* begin *
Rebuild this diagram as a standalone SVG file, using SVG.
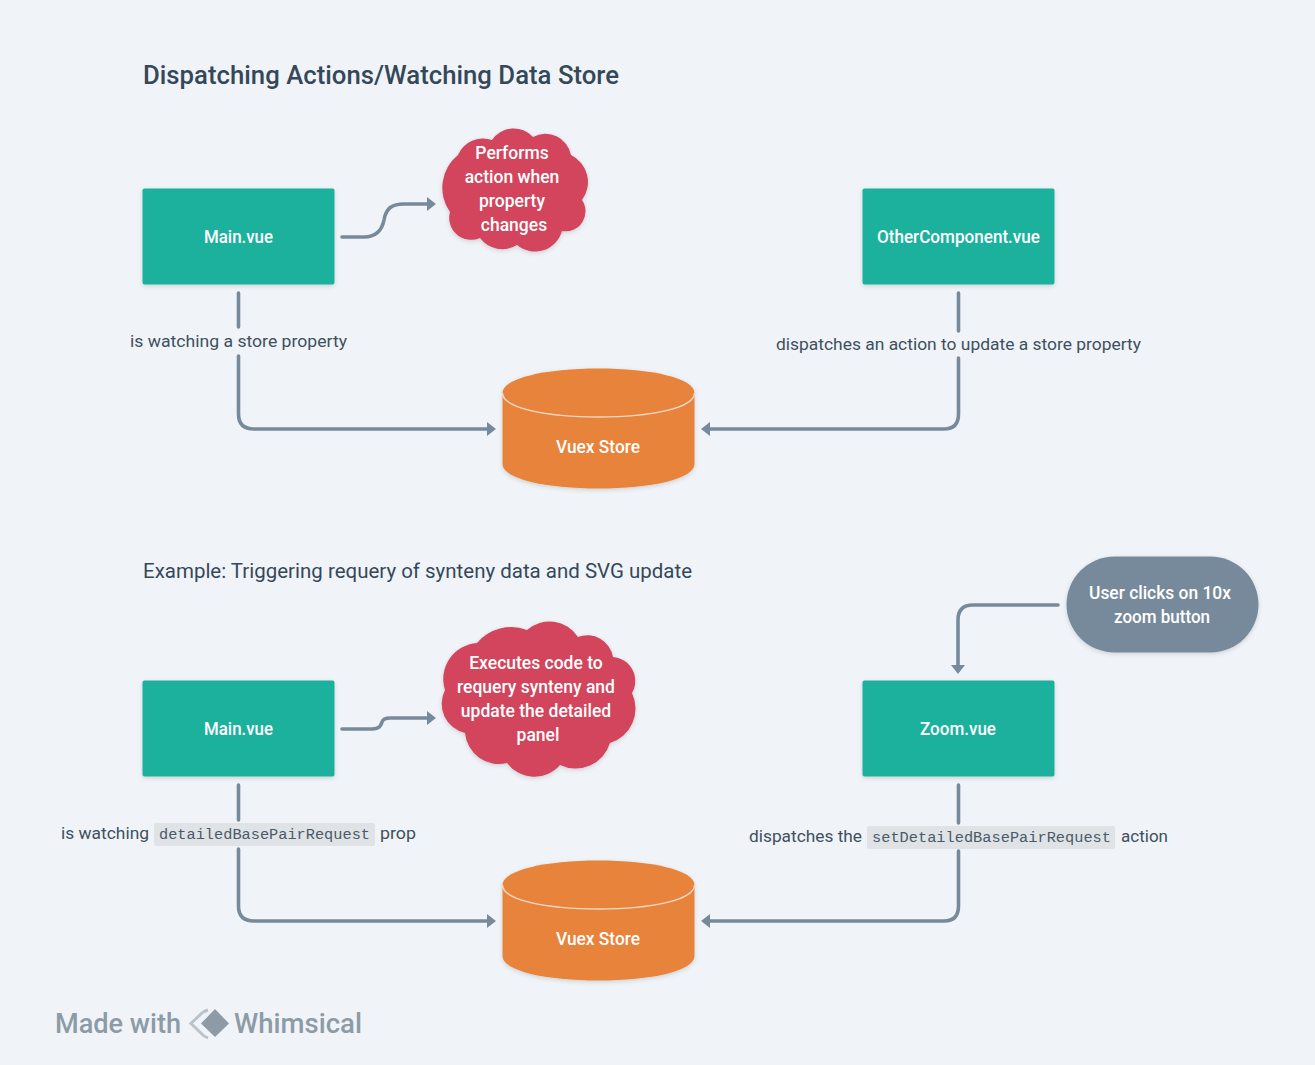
<svg xmlns="http://www.w3.org/2000/svg" width="1315" height="1065" viewBox="0 0 1315 1065">
<style>
text{font-family:Roboto,"Liberation Sans",sans-serif;}
.t{font-size:17.5px;fill:#fff;text-anchor:middle;font-weight:500}
.l{font-size:17px;fill:#3e5060}
.h{fill:#35485a}
.m{font-family:"Liberation Mono",monospace;font-size:15.3px;fill:#4a5a68}
.w{font-size:28px;fill:#8d9ba7;font-weight:500}
.c{fill:none;stroke:#778a9b;stroke-width:3.6;stroke-linecap:round;stroke-linejoin:round}
.a{fill:#778a9b}
.b{fill:#1ab19c}
.r{fill:#d2445c}
.o{fill:#e8833a}
.k{fill:#dfe3e6}
</style>
<defs>
<filter id="s" x="-10%" y="-10%" width="120%" height="125%"><feDropShadow dx="0" dy="1.5" stdDeviation="2" flood-color="#000" flood-opacity="0.15"/></filter>
</defs>
<rect width="1315" height="1065" fill="#f0f4f8"/>
<text class="h" x="143" y="84" font-size="25" font-weight="500" textLength="476" lengthAdjust="spacingAndGlyphs">Dispatching Actions/Watching Data Store</text>
<text class="h" x="143" y="578" font-size="20" textLength="549" lengthAdjust="spacingAndGlyphs">Example: Triggering requery of synteny data and SVG update</text>
<g id="connectors">
<path class="c" d="M342 237H364C376 237 382 230 384 220C386 208 392 204 404 204H428"/><path class="a" d="M427 197L436 204L427 211Z"/>
<path class="c" d="M238.500 293V327M238.500 356V414Q238.500 429 254 429H488"/><path class="a" d="M487 422L496 429L487 436Z"/>
<path class="c" d="M958.500 293V331M958.500 358V414Q958.500 429 944 429H709"/><path class="a" d="M710 422L701 429L710 436Z"/>
<path class="c" d="M342 729H372C380 729 381 725 382 722C383 719 385 718 390 718H428"/><path class="a" d="M427 711L436 718L427 725Z"/>
<path class="c" d="M238.500 785V820M238.500 849V906Q238.500 921 254 921H488"/><path class="a" d="M487 914L496 921L487 928Z"/>
<path class="c" d="M958.500 785V823M958.500 851V906Q958.500 921 944 921H709"/><path class="a" d="M710 914L701 921L710 928Z"/>
<path class="c" d="M1058 605H973Q958 605 958 620V666"/><path class="a" d="M951 665L958 674L965 665Z"/>
</g>
<g id="main-top"><rect class="b" x="142.500" y="188.500" width="192" height="96" rx="2" filter="url(#s)"/><text class="t" x="238.500" y="243" textLength="69" lengthAdjust="spacingAndGlyphs">Main.vue</text></g>
<g id="other-component"><rect class="b" x="862.500" y="188.500" width="192" height="96" rx="2" filter="url(#s)"/><text class="t" x="958.500" y="243" textLength="163" lengthAdjust="spacingAndGlyphs">OtherComponent.vue</text></g>
<g id="cloud-top"><path class="r" filter="url(#s)" d="M458 155A27 27 0 0 1 492 140A26 26 0 0 1 533 137A26 26 0 0 1 571 155A30 30 0 0 1 582 200A20 20 0 0 1 562 231A28 28 0 0 1 517 245A28 28 0 0 1 480 238A22 22 0 0 1 450 212A42 42 0 0 1 458 155Z"/>
<text class="t"><tspan x="512" y="159">Performs</tspan><tspan x="512" y="183">action when</tspan><tspan x="512" y="207">property</tspan><tspan x="514" y="231">changes</tspan></text></g>
<g id="store-top"><path class="o" filter="url(#s)" d="M502.500 393C502.500 378 546 368.500 598.500 368.500C651 368.500 694.500 378 694.500 393V464C694.500 479 651 488.500 598.500 488.500C546 488.500 502.500 479 502.500 464Z"/><path d="M502.500 393C502.500 408 546 417 598.500 417C651 417 694.500 408 694.500 393" fill="none" stroke="#f0d9c6" stroke-width="1.500"/><text class="t" x="598" y="453" textLength="84" lengthAdjust="spacingAndGlyphs">Vuex Store</text></g>
<text class="l" x="130" y="347" textLength="217" lengthAdjust="spacingAndGlyphs">is watching a store property</text>
<text class="l" x="776" y="350" textLength="365" lengthAdjust="spacingAndGlyphs">dispatches an action to update a store property</text>
<g id="main-bottom"><rect class="b" x="142.500" y="680.500" width="192" height="96" rx="2" filter="url(#s)"/><text class="t" x="238.500" y="735" textLength="69" lengthAdjust="spacingAndGlyphs">Main.vue</text></g>
<g id="zoom"><rect class="b" x="862.500" y="680.500" width="192" height="96" rx="2" filter="url(#s)"/><text class="t" x="958" y="735" textLength="76" lengthAdjust="spacingAndGlyphs">Zoom.vue</text></g>
<g id="user-clicks"><rect x="1066.500" y="556.500" width="192" height="96" rx="48" fill="#778a9b" filter="url(#s)"/><text class="t"><tspan x="1160" y="599" textLength="142" lengthAdjust="spacingAndGlyphs">User clicks on 10x</tspan><tspan x="1162" y="623" textLength="96" lengthAdjust="spacingAndGlyphs">zoom button</tspan></text></g>
<g id="cloud-bottom"><path class="r" filter="url(#s)" d="M477 643A45 45 0 0 1 527 630A34 34 0 0 1 578 637A26 26 0 0 1 613 657A24 24 0 0 1 632 693A36 36 0 0 1 610 743A36 36 0 0 1 560 765A34 34 0 0 1 507 763A34 34 0 0 1 465 733A30 30 0 0 1 445 690A36 36 0 0 1 477 643Z"/>
<text class="t"><tspan x="536" y="669">Executes code to</tspan><tspan x="536" y="693">requery synteny and</tspan><tspan x="536" y="717">update the detailed</tspan><tspan x="538" y="741">panel</tspan></text></g>
<g id="store-bottom"><path class="o" filter="url(#s)" d="M502.500 885C502.500 870 546 860.500 598.500 860.500C651 860.500 694.500 870 694.500 885V956C694.500 971 651 980.500 598.500 980.500C546 980.500 502.500 971 502.500 956Z"/><path d="M502.500 885C502.500 900 546 909 598.500 909C651 909 694.500 900 694.500 885" fill="none" stroke="#f0d9c6" stroke-width="1.500"/><text class="t" x="598" y="945" textLength="84" lengthAdjust="spacingAndGlyphs">Vuex Store</text></g>
<g id="label-watch">
<rect class="k" x="154" y="823" width="221" height="23" rx="2"/>
<text class="l" x="61" y="839" textLength="88" lengthAdjust="spacingAndGlyphs">is watching</text>
<text class="m" x="159" y="839" textLength="211">detailedBasePairRequest</text>
<text class="l" x="380" y="839" textLength="36" lengthAdjust="spacingAndGlyphs">prop</text>
</g>
<g id="label-dispatch">
<rect class="k" x="867" y="826" width="248" height="23" rx="2"/>
<text class="l" x="749" y="842" textLength="113" lengthAdjust="spacingAndGlyphs">dispatches the</text>
<text class="m" x="872" y="842" textLength="239">setDetailedBasePairRequest</text>
<text class="l" x="1121" y="842" textLength="47" lengthAdjust="spacingAndGlyphs">action</text>
</g>
<g id="watermark">
<text class="w" x="55" y="1033" textLength="126" lengthAdjust="spacingAndGlyphs">Made with</text>
<path d="M203 1012L191 1023.500L204 1036" fill="none" stroke="#b9c3cb" stroke-width="3"/><path d="M203 1012L208 1010M204 1036L208 1038" fill="none" stroke="#b9c3cb" stroke-width="3"/>
<path d="M215 1009L229 1023.500L215 1037L201 1023.500Z" fill="#8d9ba7"/>
<text class="w" x="234" y="1033" textLength="128" lengthAdjust="spacingAndGlyphs">Whimsical</text>
</g>
</svg>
* end *
--- YOUR TASK ---
Repeat all the data as it stands, dropping any images it holds.

--- FULL SOLUTION ---
Rebuild this diagram as a standalone SVG file, using SVG.
<svg xmlns="http://www.w3.org/2000/svg" width="1315" height="1065" viewBox="0 0 1315 1065">
<style>
text{font-family:Roboto,"Liberation Sans",sans-serif;}
.t{font-size:17.5px;fill:#fff;text-anchor:middle;font-weight:500}
.l{font-size:17px;fill:#3e5060}
.h{fill:#35485a}
.m{font-family:"Liberation Mono",monospace;font-size:15.3px;fill:#4a5a68}
.w{font-size:28px;fill:#8d9ba7;font-weight:500}
.c{fill:none;stroke:#778a9b;stroke-width:3.6;stroke-linecap:round;stroke-linejoin:round}
.a{fill:#778a9b}
.b{fill:#1ab19c}
.r{fill:#d2445c}
.o{fill:#e8833a}
.k{fill:#dfe3e6}
</style>
<defs>
<filter id="s" x="-10%" y="-10%" width="120%" height="125%"><feDropShadow dx="0" dy="1.5" stdDeviation="2" flood-color="#000" flood-opacity="0.15"/></filter>
</defs>
<rect width="1315" height="1065" fill="#f0f4f8"/>
<text class="h" x="143" y="84" font-size="25" font-weight="500" textLength="476" lengthAdjust="spacingAndGlyphs">Dispatching Actions/Watching Data Store</text>
<text class="h" x="143" y="578" font-size="20" textLength="549" lengthAdjust="spacingAndGlyphs">Example: Triggering requery of synteny data and SVG update</text>
<g id="connectors">
<path class="c" d="M342 237H364C376 237 382 230 384 220C386 208 392 204 404 204H428"/><path class="a" d="M427 197L436 204L427 211Z"/>
<path class="c" d="M238.500 293V327M238.500 356V414Q238.500 429 254 429H488"/><path class="a" d="M487 422L496 429L487 436Z"/>
<path class="c" d="M958.500 293V331M958.500 358V414Q958.500 429 944 429H709"/><path class="a" d="M710 422L701 429L710 436Z"/>
<path class="c" d="M342 729H372C380 729 381 725 382 722C383 719 385 718 390 718H428"/><path class="a" d="M427 711L436 718L427 725Z"/>
<path class="c" d="M238.500 785V820M238.500 849V906Q238.500 921 254 921H488"/><path class="a" d="M487 914L496 921L487 928Z"/>
<path class="c" d="M958.500 785V823M958.500 851V906Q958.500 921 944 921H709"/><path class="a" d="M710 914L701 921L710 928Z"/>
<path class="c" d="M1058 605H973Q958 605 958 620V666"/><path class="a" d="M951 665L958 674L965 665Z"/>
</g>
<g id="main-top"><rect class="b" x="142.500" y="188.500" width="192" height="96" rx="2" filter="url(#s)"/><text class="t" x="238.500" y="243" textLength="69" lengthAdjust="spacingAndGlyphs">Main.vue</text></g>
<g id="other-component"><rect class="b" x="862.500" y="188.500" width="192" height="96" rx="2" filter="url(#s)"/><text class="t" x="958.500" y="243" textLength="163" lengthAdjust="spacingAndGlyphs">OtherComponent.vue</text></g>
<g id="cloud-top"><path class="r" filter="url(#s)" d="M458 155A27 27 0 0 1 492 140A26 26 0 0 1 533 137A26 26 0 0 1 571 155A30 30 0 0 1 582 200A20 20 0 0 1 562 231A28 28 0 0 1 517 245A28 28 0 0 1 480 238A22 22 0 0 1 450 212A42 42 0 0 1 458 155Z"/>
<text class="t"><tspan x="512" y="159">Performs</tspan><tspan x="512" y="183">action when</tspan><tspan x="512" y="207">property</tspan><tspan x="514" y="231">changes</tspan></text></g>
<g id="store-top"><path class="o" filter="url(#s)" d="M502.500 393C502.500 378 546 368.500 598.500 368.500C651 368.500 694.500 378 694.500 393V464C694.500 479 651 488.500 598.500 488.500C546 488.500 502.500 479 502.500 464Z"/><path d="M502.500 393C502.500 408 546 417 598.500 417C651 417 694.500 408 694.500 393" fill="none" stroke="#f0d9c6" stroke-width="1.500"/><text class="t" x="598" y="453" textLength="84" lengthAdjust="spacingAndGlyphs">Vuex Store</text></g>
<text class="l" x="130" y="347" textLength="217" lengthAdjust="spacingAndGlyphs">is watching a store property</text>
<text class="l" x="776" y="350" textLength="365" lengthAdjust="spacingAndGlyphs">dispatches an action to update a store property</text>
<g id="main-bottom"><rect class="b" x="142.500" y="680.500" width="192" height="96" rx="2" filter="url(#s)"/><text class="t" x="238.500" y="735" textLength="69" lengthAdjust="spacingAndGlyphs">Main.vue</text></g>
<g id="zoom"><rect class="b" x="862.500" y="680.500" width="192" height="96" rx="2" filter="url(#s)"/><text class="t" x="958" y="735" textLength="76" lengthAdjust="spacingAndGlyphs">Zoom.vue</text></g>
<g id="user-clicks"><rect x="1066.500" y="556.500" width="192" height="96" rx="48" fill="#778a9b" filter="url(#s)"/><text class="t"><tspan x="1160" y="599" textLength="142" lengthAdjust="spacingAndGlyphs">User clicks on 10x</tspan><tspan x="1162" y="623" textLength="96" lengthAdjust="spacingAndGlyphs">zoom button</tspan></text></g>
<g id="cloud-bottom"><path class="r" filter="url(#s)" d="M477 643A45 45 0 0 1 527 630A34 34 0 0 1 578 637A26 26 0 0 1 613 657A24 24 0 0 1 632 693A36 36 0 0 1 610 743A36 36 0 0 1 560 765A34 34 0 0 1 507 763A34 34 0 0 1 465 733A30 30 0 0 1 445 690A36 36 0 0 1 477 643Z"/>
<text class="t"><tspan x="536" y="669">Executes code to</tspan><tspan x="536" y="693">requery synteny and</tspan><tspan x="536" y="717">update the detailed</tspan><tspan x="538" y="741">panel</tspan></text></g>
<g id="store-bottom"><path class="o" filter="url(#s)" d="M502.500 885C502.500 870 546 860.500 598.500 860.500C651 860.500 694.500 870 694.500 885V956C694.500 971 651 980.500 598.500 980.500C546 980.500 502.500 971 502.500 956Z"/><path d="M502.500 885C502.500 900 546 909 598.500 909C651 909 694.500 900 694.500 885" fill="none" stroke="#f0d9c6" stroke-width="1.500"/><text class="t" x="598" y="945" textLength="84" lengthAdjust="spacingAndGlyphs">Vuex Store</text></g>
<g id="label-watch">
<rect class="k" x="154" y="823" width="221" height="23" rx="2"/>
<text class="l" x="61" y="839" textLength="88" lengthAdjust="spacingAndGlyphs">is watching</text>
<text class="m" x="159" y="839" textLength="211">detailedBasePairRequest</text>
<text class="l" x="380" y="839" textLength="36" lengthAdjust="spacingAndGlyphs">prop</text>
</g>
<g id="label-dispatch">
<rect class="k" x="867" y="826" width="248" height="23" rx="2"/>
<text class="l" x="749" y="842" textLength="113" lengthAdjust="spacingAndGlyphs">dispatches the</text>
<text class="m" x="872" y="842" textLength="239">setDetailedBasePairRequest</text>
<text class="l" x="1121" y="842" textLength="47" lengthAdjust="spacingAndGlyphs">action</text>
</g>
<g id="watermark">
<text class="w" x="55" y="1033" textLength="126" lengthAdjust="spacingAndGlyphs">Made with</text>
<path d="M203 1012L191 1023.500L204 1036" fill="none" stroke="#b9c3cb" stroke-width="3"/><path d="M203 1012L208 1010M204 1036L208 1038" fill="none" stroke="#b9c3cb" stroke-width="3"/>
<path d="M215 1009L229 1023.500L215 1037L201 1023.500Z" fill="#8d9ba7"/>
<text class="w" x="234" y="1033" textLength="128" lengthAdjust="spacingAndGlyphs">Whimsical</text>
</g>
</svg>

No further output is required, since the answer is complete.